Такова была позиция Фенелона. Он хотел хранить молчание относительно мадам Гюйон. Согласиться с обвинениями, выдвинутыми против нее, не было бы даже полезной ложью, если бы такой человек мог пожелать избежать гнева Боссюэ такой скандальной ценой. Все сказали бы, что архиепископ Камбре осудил свою сообщницу из страха. Также он не был готов принять противоположную крайность и защищать личное дело обвиняемой, многие выражения которой он считал сомнительными, как бы ортодоксально ни было ее объяснение, и многие экстравагантности которой он не одобрял. Его враги хотели заставить его говорить и были готовы повредить его репутации, выступал ли он за или против пленницы в Венсене. Наконец, стало необходимо, чтобы он нарушил молчание; и когда он это сделал, это было не для того, чтобы вынести суждение относительно угнетенной или ее угнетателей, это было для того, чтобы исследовать абстрактный вопрос — учение Церкви о доктрине чистой любви. Он написал «Максимы святых».

IX.

Эта знаменитая книга появилась в январе 1697 года, когда Фенелон был в Камбре, поражая фламандцев своей епархии тем, что являл им в лице своего нового архиепископа зрелище церковного сановника, который действительно заботился о своей пастве, который перекладывал более легкие обязанности на своих викариев, а самые трудные оставлял себе; который входил в их хижины как отец, с интересом слушал рассказы об их невзгодах или горестях; который утешал, советовал и помогал им; который вкушал их черный хлеб, как будто никогда не делил пиры Версаля, и как будто Париж был для него, как и для них самих, чудесным местом далеко, чьи улицы были вымощены золотом. Мадам Гюйон находилась в заключении в деревне Вожирар, куда сострадание Ноая перевело ее из Венсена, покорная и мирная, пишущая стихи и поющая гимны со своей благочестивой служанкой, верной спутницей ее несчастий. Боссюэ посещал Сен-Сир — очень занятый попытками очистить богословие молодых девиц от всякого налета квиетизма — но совершенно безуспешно в примирении мадам де ла Мезонфор с потерей ее любимого Фенелона.

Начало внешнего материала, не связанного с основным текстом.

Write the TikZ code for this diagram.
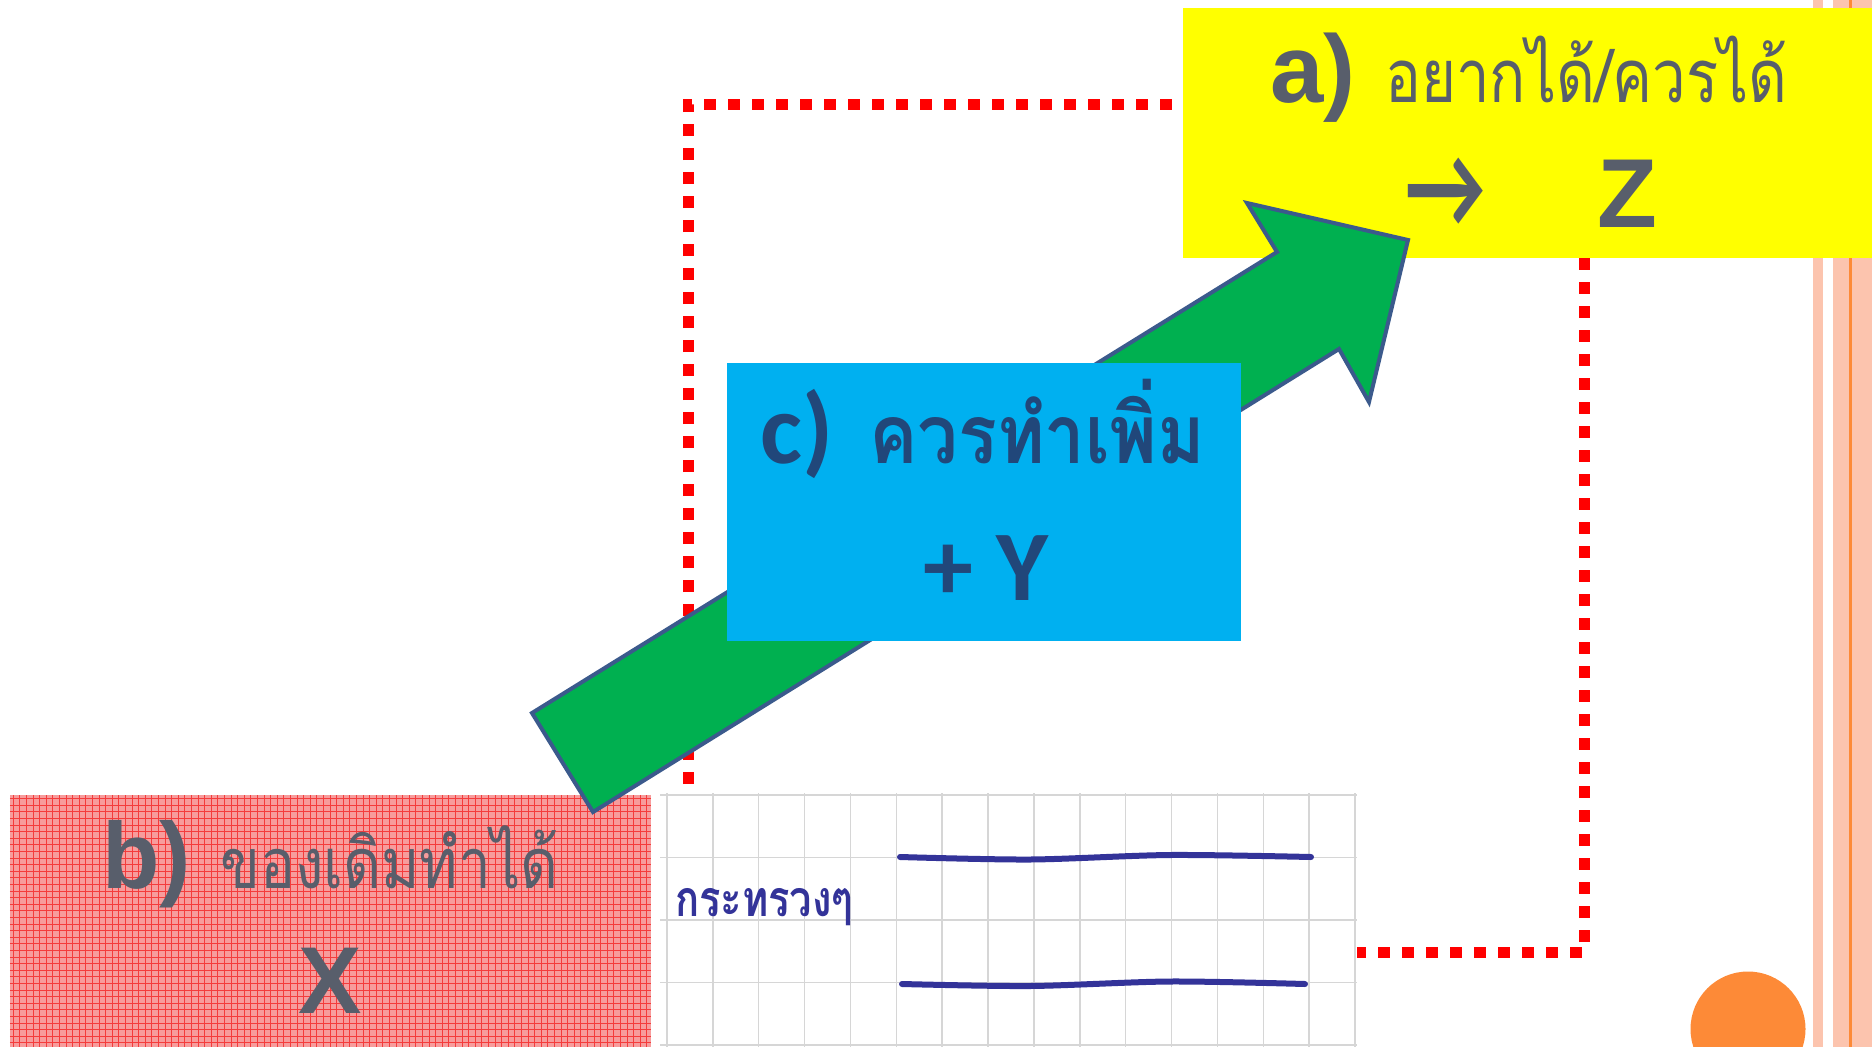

«Максимы святых» были изложением и оправданием доктрин чистой любви, мистического союза и совершенства, как они передавались некоторыми из самых прославленных и авторитетных имен в Римско-католической церкви, от Дионисия, Климента и Августина до Иоанна Креста и Франциска Сальского; — они объясняли их терминологию; — они помещали рядом с каждой статьей законного мистицизма его ложный коррелят — использование и злоупотребление; — и были, по сути, хотя и не прямо, полным оправданием (на принципах его Церкви) того умеренного квиетизма, которого придерживался он сам и, по существу, мадам Гюйон. [359] Книга была одобрена Тронсоном, Флёри, Эбером, Пиро, доктором Сорбонны, отцом Лашезом, исповедником короля, иезуитами Клермона — но она была осуждена Боссюэ; ее прозвали Библией Малой Церкви; Поншартрен, генеральный контролер, и Морис Ле Телье, архиепископ Реймский, сказали королю, что она годится только для плутов или дураков. Людовик послал за Боссюэ. Епископ Мо театрально бросился к ногам величества и с притворными слезами молил о прощении за то, что не раньше раскрыл ересь своего несчастного брата. Компромисс был еще возможен; ибо Фенелон был готов объяснить свои объяснения и подавить все, что могло быть признано опасным на его страницах. Но орел из Мо видел кроткого и голубиного Фенелона — когда-то почти больше его ученика, чем друга — воздвигшим знамя независимости и принявшим облик соперника. Его гордость была задета. Он был полон решимости царствовать в одиночестве на церковном Олимпе Двора и не хотел слышать о мире, который мог лишить его триумфа. Пытался ли Фенелон укрыться за великими именами — он, Боссюэ, окопается в священном святилище Церкви; он представлял религию во Франции; он будет возмущаться каждой атакой на свои собственные мнения как нападением на католическую веру; он имел доступ к уху короля, для которого ересь и измена были идентичны; успех был почти обеспечен, и, если так, война была славой. Такая тактика не является специфической для семнадцатого века. В наши дни каждый, кто замешан в религиозных злоупотреблениях, отождествляет себя с религией — клеймит каждое разоблачение своего проступка как враждебность к делу Божьему — облекает свою жалкую личность в благостное величие Евангелия — и клеймит как смутьянов в Израиле всех, кто осмеливается расследовать его действия — в то время как бесчисленные дураки или трусы сонно верят, или осторожно притворяются, что те, кто управляет благим делом, сами должны быть хорошими.

X.

Фенелон теперь попросил королевского разрешения апеллировать к Риму; он получил его, но ему было запрещено отправляться туда, чтобы лично защищать дело своей книги, и приказано покинуть Двор и ограничиться своей епархией. Король отправился в Сен-Сир и изгнал оттуда трех молодых девиц за проступок, который он не мог в действительности понять — грех квиетизма. [360] Интриги были активны, и герцог де Бовилье чуть не потерял свое место в королевском доме из-за своей привязанности к Фенелону. Герцог — благородный духом, как и именем, и достойный такой дружбы — смело сказал Le Grand Monarque, что готов покинуть дворец, лишь бы не предавать своего друга. За шесть дней до изгнания Фенелона Людовик отправил Иннокентию XII письмо, составленное Боссюэ, в котором говорилось, по сути, что «Максимы» были осуждены в Париже, что все доводы в их защиту тщетны и что королевская власть будет приложена в полной мере для исполнения решения папского престола. Боссюэ естественно рассчитывал, что послание, таким образом намекающее на приговор, который великий монарх ожидал от Непогрешимости — прибывающее почти в то же время с новостями о позоре, зарезервированном только для самых тяжких преступлений — обеспечит скорое осуждение книги Фенелона.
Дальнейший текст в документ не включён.